Who has been a big influence in your  life?  Parents of course!

Teachers probably would be second. Who is your favorite teacher? I have had numerous great teachers but the one I remember the most is Jim Burke.

Coach Burke was my 4th grade teacher and 7th and 8th grade basketball coach.

Coach Burke was so positive and energetic that his temperament and philosophy  of life was contagious.  Nothing was impossible, especially on the basketball court.  Our 8th grade team had ten players, seven of whom played college basketball.  Three played at Division 1 schools.  I believe that our teams success was due to Burke’s commitment to bring out the best of each individual player.

Coach Burke’s innovative plays were unmatched even in my high school and college days.  The “trick” play that always worked went like this: When a ball would go out of bounds behind our goal, I would retrieve the ball.  Then  I would call out to Arlen, our center, “Coach wants you to throw the ball in”!

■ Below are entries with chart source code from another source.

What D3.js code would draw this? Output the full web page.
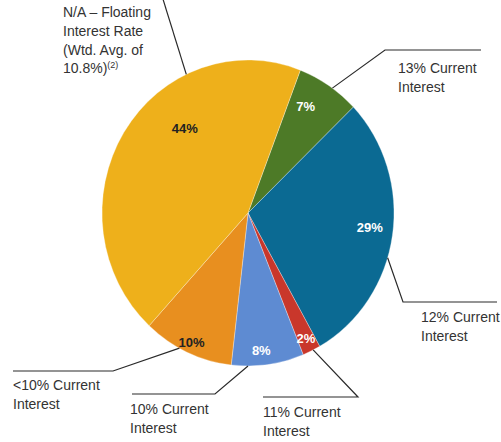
<!DOCTYPE html>
<html><head><meta charset="utf-8">
<script src="https://cdn.jsdelivr.net/npm/d3@7"></script>
<style>body{margin:0;background:#fff}svg{display:block}text{font-family:"Liberation Sans",Arial,sans-serif}</style>
</head><body><svg id="c" width="501" height="442"></svg>
<script>
// Data
const categories = ["13% Current Interest","12% Current Interest","11% Current Interest","10% Current Interest","<10% Current Interest","N/A – Floating Interest Rate (Wtd. Avg. of 10.8%)"];
const values = [7, 29, 2, 8, 10, 44];
const valueLabels = ["7%","29%","2%","8%","10%","44%"];
const colors = ["#4d7a27","#0b6a93","#c9372b","#5e8bd2","#e88f1f","#eeb01b"];
const labelColors = ["#fff","#fff","#fff","#fff","#222","#222"];

// layout
const W = 501, H = 442, cx = 248, cy = 213, R = 146, sy = 1.048;
const startDeg = 21;
const svg = d3.select("#c");
const g = svg.append("g").attr("transform", `translate(${cx},${cy}) scale(1,${sy})`);
const pie = d3.pie().sort(null).value(d => d)
  .startAngle(startDeg * Math.PI / 180).endAngle(startDeg * Math.PI / 180 + 2 * Math.PI);
const arcs = pie(values);
const arc = d3.arc().innerRadius(0).outerRadius(R);
g.selectAll("path").data(arcs).join("path")
  .attr("d", arc).attr("fill", (d, i) => colors[i])
  .attr("stroke", "rgba(255,255,255,0.5)").attr("stroke-width", 0.6);

// helper: point on ellipse by angle (radians, clockwise from top)
const pt = (a, r) => [cx + r * Math.sin(a), cy - r * Math.cos(a) * sy];

// value labels
const labRad = [0.80, 0.84, 0.91, 0.90, 0.93, 0.70];
const labNudge = [-4, -2, 0, 2, 0, 20];
svg.selectAll("text.v").data(arcs).join("text").attr("class", "v")
  .each(function (d, i) {
    const a = (d.startAngle + d.endAngle) / 2 + labNudge[i] * Math.PI / 180;
    const [x, y] = pt(a, R * labRad[i]);
    d3.select(this).attr("x", x).attr("y", y);
  })
  .attr("text-anchor", "middle").attr("dy", "0.35em")
  .attr("font-size", 13).attr("font-weight", "bold")
  .attr("fill", (d, i) => labelColors[i]).text((d, i) => valueLabels[i]);

// leader lines: start angle (deg), elbow, end
const leaders = [
  {deg: 35.3, pts: [[385, 50], [481, 50]], tx: 398, ty: 73, lines: ["13% Current", "Interest"]},
  {deg: 107, pts: [[403, 302], [497, 302]], tx: 421, ty: 322, lines: ["12% Current", "Interest"]},
  {deg: 153.5, pts: [[358, 397], [263, 397]], tx: 263, ty: 417, lines: ["11% Current", "Interest"]},
  {deg: 180, pts: [[215, 394], [132, 394]], tx: 130, ty: 414, lines: ["10% Current", "Interest"]},
  {deg: 208, pts: [[113, 371], [13, 371]], tx: 13, ty: 390, lines: ["<10% Current", "Interest"]},
  {deg: 335, pts: [[162, -4]], tx: 63, ty: 17, lines: ["N/A – Floating", "Interest Rate", "(Wtd. Avg. of", "10.8%)"], sup: "(2)"}
];
const line = d3.line();
leaders.forEach(L => {
  const s = pt(L.deg * Math.PI / 180, R);
  svg.append("path").attr("d", line([s, ...L.pts])).attr("fill", "none")
    .attr("stroke", "#2a2a2a").attr("stroke-width", 1.2);
  const t = svg.append("text").attr("x", L.tx).attr("y", L.ty)
    .attr("font-size", 14).attr("fill", "#333");
  L.lines.forEach((s2, k) => {
    t.append("tspan").attr("x", L.tx).attr("y", L.ty + k * 18.8).text(s2);
  });
  if (L.sup) {
    t.append("tspan").attr("dy", -5).attr("font-size", 9).text(L.sup);
  }
});
</script></body></html>
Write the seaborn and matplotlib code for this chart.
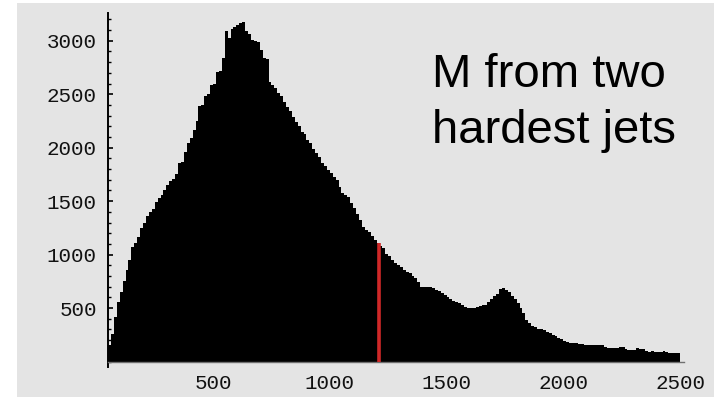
import numpy as np
import pandas as pd
import matplotlib
matplotlib.use("Agg")
import matplotlib.pyplot as plt
import seaborn as sns
from matplotlib.patches import Rectangle
from matplotlib.ticker import MultipleLocator, FixedLocator

# Dijet invariant mass histogram: bins of 12.5 starting at 50
mass_start = 50.0
bin_width = 12.5
counts = [
    150, 260, 420, 560, 650, 750, 860, 950,
    1070, 1110, 1160, 1250, 1300, 1360, 1400, 1430,
    1490, 1530, 1560, 1600, 1650, 1690, 1710, 1750,
    1860, 1870, 1960, 2040, 2090, 2170, 2250, 2390,
    2400, 2480, 2500, 2590, 2600, 2710, 2720, 2840,
    3090, 3030, 3110, 3130, 3150, 3170, 3180, 3090,
    3060, 3010, 3000, 2990, 2910, 2840, 2830, 2610,
    2590, 2560, 2510, 2480, 2430, 2380, 2340, 2290,
    2240, 2200, 2150, 2130, 2070, 2040, 1990, 1950,
    1910, 1860, 1830, 1790, 1760, 1730, 1700, 1630,
    1580, 1560, 1540, 1480, 1440, 1380, 1320, 1260,
    1230, 1210, 1170, 1140, 1110, 1080, 1060, 1010,
    990, 950, 920, 900, 880, 860, 840, 830,
    800, 780, 740, 700, 700, 700, 695, 690,
    670, 660, 640, 620, 600, 580, 570, 560,
    550, 530, 510, 500, 500, 505, 510, 520,
    525, 530, 560, 580, 610, 630, 680, 690,
    670, 650, 610, 580, 550, 500, 450, 390,
    360, 330, 320, 300, 300, 290, 280, 270,
    250, 240, 220, 210, 190, 180, 175, 175,
    170, 165, 160, 155, 155, 150, 155, 150,
    155, 150, 140, 130, 125, 130, 125, 135,
    135, 120, 110, 105, 110, 125, 120, 115,
    100, 90, 95, 90, 85, 90, 95, 85,
    80, 80, 75, 80,
]
cut_mass = 1210.0

x_ticks = [500, 1000, 1500, 2000, 2500]
y_ticks = [500, 1000, 1500, 2000, 2500, 3000]
title_lines = ["M from two", "hardest jets"]

edges = [mass_start + bin_width * i for i in range(len(counts) + 1)]
hist_df = pd.DataFrame({"mass": np.array(edges[:-1]) + bin_width / 2,
                        "count": counts})

sns.set_style("white")
plt.rcParams["font.family"] = ["Liberation Sans", "DejaVu Sans"]

W, H = 714, 397
fig = plt.figure(figsize=(W / 100, H / 100), dpi=100, facecolor="white")
fig.patches.append(Rectangle((17 / W, 0), 1 - 17 / W, 1 - 3 / H,
                             transform=fig.transFigure, facecolor="#e4e4e4",
                             edgecolor="none", zorder=-10))

ax = fig.add_axes([108 / W, 35.5 / H, (684 - 108) / W, (361.5 - 13) / H])
ax.set_facecolor("none")

sns.histplot(data=hist_df, x="mass", weights="count", bins=edges,
             element="step", fill=True, color="black", alpha=1,
             linewidth=0, ax=ax)

# Mass cut marker, drawn up to the height of its bin
cut_bin = int((cut_mass - mass_start) // bin_width)
ax.vlines(cut_mass, 0, counts[cut_bin], color="#d02828", linewidth=2.6, zorder=5)

ax.set_xlim(mass_start, 2517)
ax.set_ylim(0, 3260)
ax.set_xlabel("")
ax.set_ylabel("")

ax.xaxis.set_major_locator(FixedLocator(x_ticks))
ax.yaxis.set_major_locator(FixedLocator(y_ticks))
ax.yaxis.set_minor_locator(MultipleLocator(100))
ax.set_xticklabels([str(t) for t in x_ticks])
ax.set_yticklabels([str(t) for t in y_ticks])

for side in ("top", "right"):
    ax.spines[side].set_visible(False)
ax.spines["left"].set_color("black")
ax.spines["left"].set_linewidth(1.4)
ax.spines["left"].set_bounds(-50, 3260)
ax.spines["bottom"].set_color("#707070")
ax.spines["bottom"].set_linewidth(1.0)

ax.tick_params(axis="y", which="major", direction="in", length=3.5, width=1.2,
               color="black", left=True, pad=8)
ax.tick_params(axis="y", which="minor", direction="in", length=2.2, width=1.0,
               color="black", left=True)
ax.tick_params(axis="x", which="major", direction="in", length=0, pad=9)
for lab in ax.get_xticklabels() + ax.get_yticklabels():
    lab.set_family("Liberation Mono")
    lab.set_fontsize(15)
    lab.set_color("#111111")

fig.text(432 / W, (H - 87) / H, title_lines[0], fontsize=34,
         va="baseline", ha="left", color="black")
fig.text(432 / W, (H - 143) / H, title_lines[1], fontsize=34,
         va="baseline", ha="left", color="black")

fig.savefig("out.png", dpi=100, facecolor=fig.get_facecolor())
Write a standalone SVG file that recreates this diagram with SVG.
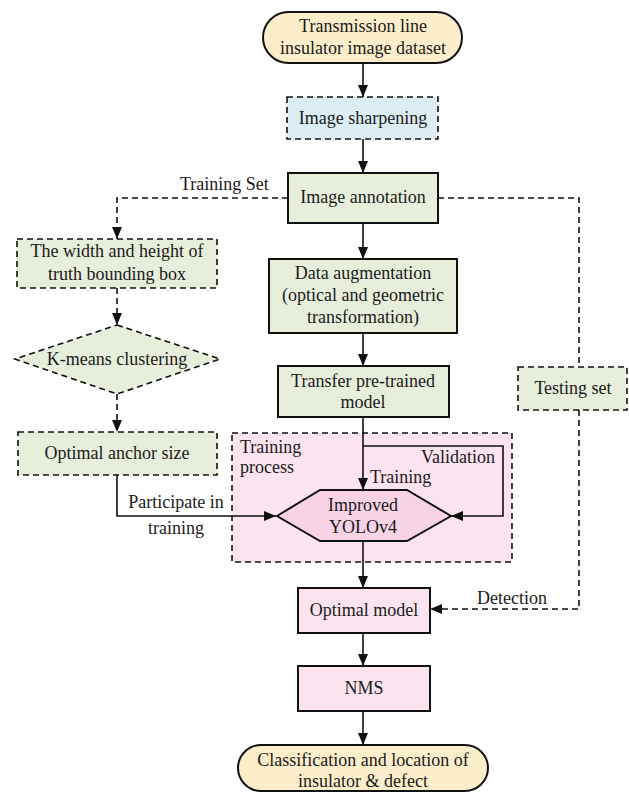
<svg xmlns="http://www.w3.org/2000/svg" width="629" height="793" viewBox="0 0 629 793">
<style>
text{font-family:"Liberation Serif","Times New Roman",serif;font-size:18px;fill:#1a1a1a}
.c{text-anchor:middle}
.solid{stroke:#111;stroke-width:2}
.dash{stroke:#111;stroke-width:1.6;stroke-dasharray:6,4}
.term{fill:#fdeecb}
.blue{fill:#dcedf3}
.green{fill:#e8eedc}
.pink{fill:#fbe3ef}
.hex{fill:#f8d3e6}
.ln{fill:none;stroke:#111;stroke-width:1.6}
.dl{fill:none;stroke:#111;stroke-width:1.6;stroke-dasharray:6,4}
</style>
<defs>
<marker id="ah" markerUnits="userSpaceOnUse" markerWidth="13" markerHeight="11" refX="12" refY="5" orient="auto">
<path d="M0,0 L12,5 L0,10 z" fill="#111"/>
</marker>
</defs>
<g id="training-process">
<rect x="232" y="433" width="280" height="129" class="pink dash"/>
<text x="240" y="453">Training</text>
<text x="240" y="473">process</text>
</g>
<g id="connectors">
<path class="ln" d="M363,63 V97" marker-end="url(#ah)"/>
<path class="ln" d="M363,139 V173" marker-end="url(#ah)"/>
<path class="ln" d="M363,223 V259" marker-end="url(#ah)"/>
<path class="ln" d="M363,333 V366" marker-end="url(#ah)"/>
<path class="ln" d="M363,417 V490" marker-end="url(#ah)"/>
<path class="ln" d="M363,446 H503 V516 H451" marker-end="url(#ah)"/>
<path class="ln" d="M363,541 V588" marker-end="url(#ah)"/>
<path class="ln" d="M363,633 V666" marker-end="url(#ah)"/>
<path class="ln" d="M363,711 V745" marker-end="url(#ah)"/>
<path class="dl" d="M288,198 H117 V239" marker-end="url(#ah)"/>
<path class="dl" d="M117,288 V325" marker-end="url(#ah)"/>
<path class="dl" d="M117,394 V432" marker-end="url(#ah)"/>
<path class="ln" d="M117,475 V516 H276" marker-end="url(#ah)"/>
<path class="dl" d="M438,198 H579 V367"/>
<path class="dl" d="M579,410 V609 H430" marker-end="url(#ah)"/>
<text x="180" y="190">Training Set</text>
<text x="176" y="508" class="c">Participate in</text>
<text x="176" y="534" class="c">training</text>
<text x="421" y="463">Validation</text>
<text x="370" y="483">Training</text>
<text x="477" y="604">Detection</text>
</g>
<g id="dataset">
<rect x="263" y="12" width="199" height="51" rx="25.5" class="term solid"/>
<text x="363" y="32" class="c">Transmission line</text>
<text x="363" y="54" class="c">insulator image dataset</text>
</g>
<g id="sharpening">
<rect x="287" y="97" width="151" height="42" class="blue dash"/>
<text x="363" y="124" class="c">Image sharpening</text>
</g>
<g id="annotation">
<rect x="288" y="173" width="150" height="50" class="green solid"/>
<text x="363" y="203" class="c">Image annotation</text>
</g>
<g id="augmentation">
<rect x="269" y="259" width="188" height="74" class="green solid"/>
<text x="363" y="279" class="c">Data augmentation</text>
<text x="363" y="301" class="c">(optical and geometric</text>
<text x="363" y="323" class="c">transformation)</text>
</g>
<g id="transfer">
<rect x="278" y="366" width="171" height="51" class="green solid"/>
<text x="363" y="387" class="c">Transfer pre-trained</text>
<text x="363" y="408" class="c">model</text>
</g>
<g id="bbox">
<rect x="17" y="239" width="200" height="49" class="green dash"/>
<text x="117" y="257" class="c">The width and height of</text>
<text x="117" y="280" class="c">truth bounding box</text>
</g>
<g id="kmeans">
<polygon points="117,325 220,359 117,394 15,359" class="green dash"/>
<text x="117" y="365" class="c">K-means clustering</text>
</g>
<g id="anchor">
<rect x="18" y="432" width="199" height="43" class="green dash"/>
<text x="117" y="459" class="c">Optimal anchor size</text>
</g>
<g id="testing">
<rect x="518" y="367" width="109" height="43" class="green dash"/>
<text x="573" y="394" class="c">Testing set</text>
</g>
<g id="yolo">
<polygon points="277,516 320,490 407,490 451,516 407,541 320,541" class="hex solid"/>
<text x="363" y="511" class="c">Improved</text>
<text x="363" y="533" class="c">YOLOv4</text>
</g>
<g id="optimal-model">
<rect x="298" y="588" width="132" height="45" class="pink solid"/>
<text x="364" y="616" class="c">Optimal model</text>
</g>
<g id="nms">
<rect x="298" y="666" width="132" height="45" class="pink solid"/>
<text x="364" y="694" class="c">NMS</text>
</g>
<g id="result">
<rect x="238" y="745" width="250" height="46" rx="23" class="term solid"/>
<text x="363" y="766" class="c">Classification and location of</text>
<text x="363" y="787" class="c">insulator &amp; defect</text>
</g>
</svg>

I would then toss the ball to Arlen, who would turn and lay it in!  The player guarding every time made no attempt to guard him.  Of course that play only worked once a game, but in some games that became a crucial basket.

Burke also trotted out several other trick plays  that worked 90 percent of the time. When I arrived at high school and college I explained the out of bounds play and the coaches immediately rebuffed it.  After explaining that it had almost always worked in the past the high school and college coaches agreed to test out my “trick play.”  Worked almost all of the time. If the defensive player smelled a rat, I still had  three seconds to throw it to another player.

Burke on one occasion had the starting five eat a clump of garlic so that when we breathed on our opponent, the player would be disorientated someway.  I never thought that worked, and it didn’t.  I and the other players couldn’t get close enough to breath in their face.  It did make for a nasty locker room—I am not making this up!

Coach Burke developed an unusual way to control his temperament when a player did not perform as requested.  Instead of yelling or swearing or berating the player, Burke would count up to ten in German — eins, zwei, drei, vier, funf, sechs, sieben, acht, neven, and zehn”  By the time he got to “zehn,” he had calmed down, but the player knew he better not make another bad pass!  After the countdown was over, Burke would calmly point out the mistake and how to correct it.

If Burke only got to “sechs” and quit, you  knew that your bad pass wasn’t that bad.  If he got to “zehn” you were headed for the bench.

Sixty nine years later, I can still count to ten in German and I am a Norwegian!

I saw Coach Burke 25 years later at the high school reunion in Greenville that I attended  (even though I went to high school in Spokane), and counted up to ten in German!  He laughed and reached in his pocket for some garlic!  Just kidding.  Loved that guy!